» What is required: Count every line in the data below where "chart" occurs, then state that number and nothing more.

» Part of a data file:

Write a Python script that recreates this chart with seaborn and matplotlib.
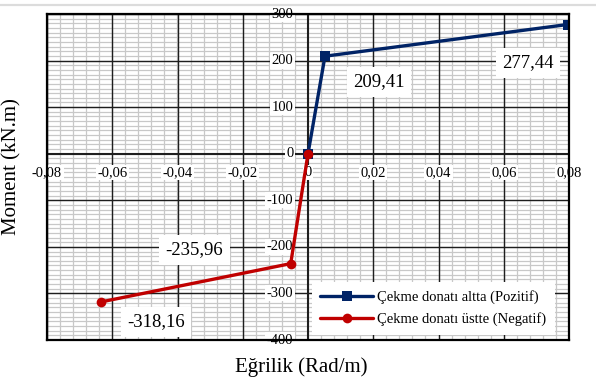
import matplotlib
matplotlib.use("Agg")
import matplotlib.pyplot as plt
from matplotlib.lines import Line2D
from matplotlib.ticker import MultipleLocator
import pandas as pd
import seaborn as sns

# Moment-curvature data
series_names = ["Çekme donatı altta (Pozitif)", "Çekme donatı üstte (Negatif)"]
curvature_pos = [0.0, 0.0052, 0.0796]
moment_pos = [0.0, 209.41, 277.44]
curvature_neg = [0.0, -0.0053, -0.0634]
moment_neg = [0.0, -235.96, -318.16]

x_ticks = [-0.08, -0.06, -0.04, -0.02, 0.0, 0.02, 0.04, 0.06, 0.08]
y_ticks = [-400, -300, -200, -100, 0, 100, 200, 300]

sns.set_style("white")
plt.rcParams["font.family"] = ["Liberation Serif", "DejaVu Serif"]
plt.rcParams["text.color"] = "black"

df = pd.DataFrame({
    "Eğrilik": curvature_pos + curvature_neg,
    "Moment": moment_pos + moment_neg,
    "Seri": [series_names[0]] * len(curvature_pos) + [series_names[1]] * len(curvature_neg),
})

fig = plt.figure(figsize=(5.96, 3.80), dpi=100)
ax = fig.add_axes([47 / 596, 40 / 380, 522 / 596, 326 / 380])

# fine grid underneath, major lines drawn on top of it
ax.set_xlim(-0.08, 0.08)
ax.set_ylim(-400, 300)
ax.xaxis.set_major_locator(MultipleLocator(0.02))
ax.xaxis.set_minor_locator(MultipleLocator(0.004))
ax.yaxis.set_major_locator(MultipleLocator(100))
ax.yaxis.set_minor_locator(MultipleLocator(10))
ax.grid(which="minor", color="#c8c8c8", lw=0.9)
ax.grid(which="major", color="#c8c8c8", lw=0.9)
ax.set_axisbelow(True)
for v in x_ticks:
    ax.axvline(v, color="#1e1e1e", lw=1.0 if v != 0 else 1.5, zorder=1)
for v in y_ticks:
    ax.axhline(v, color="#1e1e1e", lw=1.0 if v != 0 else 1.5, zorder=1)
ax.tick_params(which="both", length=0, labelbottom=False, labelleft=False)
for sp in ax.spines.values():
    sp.set_color("black")
    sp.set_linewidth(1.6)
    sp.set_zorder(6)

palette = {series_names[0]: "#002366", series_names[1]: "#C00000"}
sns.lineplot(data=df, x="Eğrilik", y="Moment", hue="Seri", style="Seri",
             palette=palette, markers={series_names[0]: "s", series_names[1]: "o"},
             dashes=False, sort=False, estimator=None, lw=2.4, markersize=7,
             markeredgewidth=0, ax=ax, legend=False, zorder=3)
ax.set_xlabel("")
ax.set_ylabel("")

# tick labels along the zero axes
box = dict(boxstyle="square,pad=0.1", fc="white", ec="none")
for v in x_ticks:
    txt = "0" if v == 0 else ("%.2f" % v).replace(".", ",")
    ax.annotate(txt, xy=(v, 0), xytext=(0, -13.5), textcoords="offset points",
                ha="center", va="center", fontsize=10.5, bbox=box, zorder=2)
for v in y_ticks:
    ax.annotate("%d" % v, xy=(0, v), xytext=(-10.5, 0), textcoords="offset points",
                ha="right", va="center", fontsize=10.5, bbox=box, zorder=2)

# value labels
label_box = dict(boxstyle="square,pad=0.35", fc="white", ec="none")
value_labels = [
    (moment_pos[1], (0.0218, 154.5)),
    (moment_pos[2], (0.0674, 195)),
    (moment_neg[1], (-0.0348, -206)),
    (moment_neg[2], (-0.0466, -360.5)),
]
for m, pos in value_labels:
    ax.text(pos[0], pos[1], ("%.2f" % m).replace(".", ","), ha="center", va="center",
            fontsize=13.5, bbox=label_box, zorder=4)

fig.text(301 / 596, 1 - 367 / 380, "Eğrilik (Rad/m)", ha="center", va="center", fontsize=15)
fig.text(12 / 596, 1 - 167 / 380, "Moment (kN.m)", ha="center", va="center",
         rotation=90, fontsize=15)

handles = [
    Line2D([], [], color=palette[series_names[0]], lw=2.4, marker="s", markersize=7, markeredgewidth=0),
    Line2D([], [], color=palette[series_names[1]], lw=2.4, marker="o", markersize=7, markeredgewidth=0),
]
leg = ax.legend(handles, series_names, loc="lower right",
                bbox_to_anchor=((555 - 47) / 522, 5 / 326), borderaxespad=0,
                fontsize=10.5, handlelength=3.6, handletextpad=0.3,
                labelspacing=0.55, frameon=True, fancybox=False, framealpha=1,
                borderpad=0.6)
leg.get_frame().set_edgecolor("none")
leg.get_frame().set_facecolor("white")
leg.set_zorder(5)

fig.add_artist(Line2D([0, 1], [1 - 4.5 / 380, 1 - 4.5 / 380], color="#dcdcdc", lw=1.6,
                      transform=fig.transFigure))

fig.savefig("out.png", dpi=100)
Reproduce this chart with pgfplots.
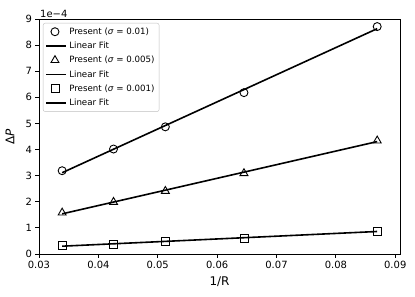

» Result below: 2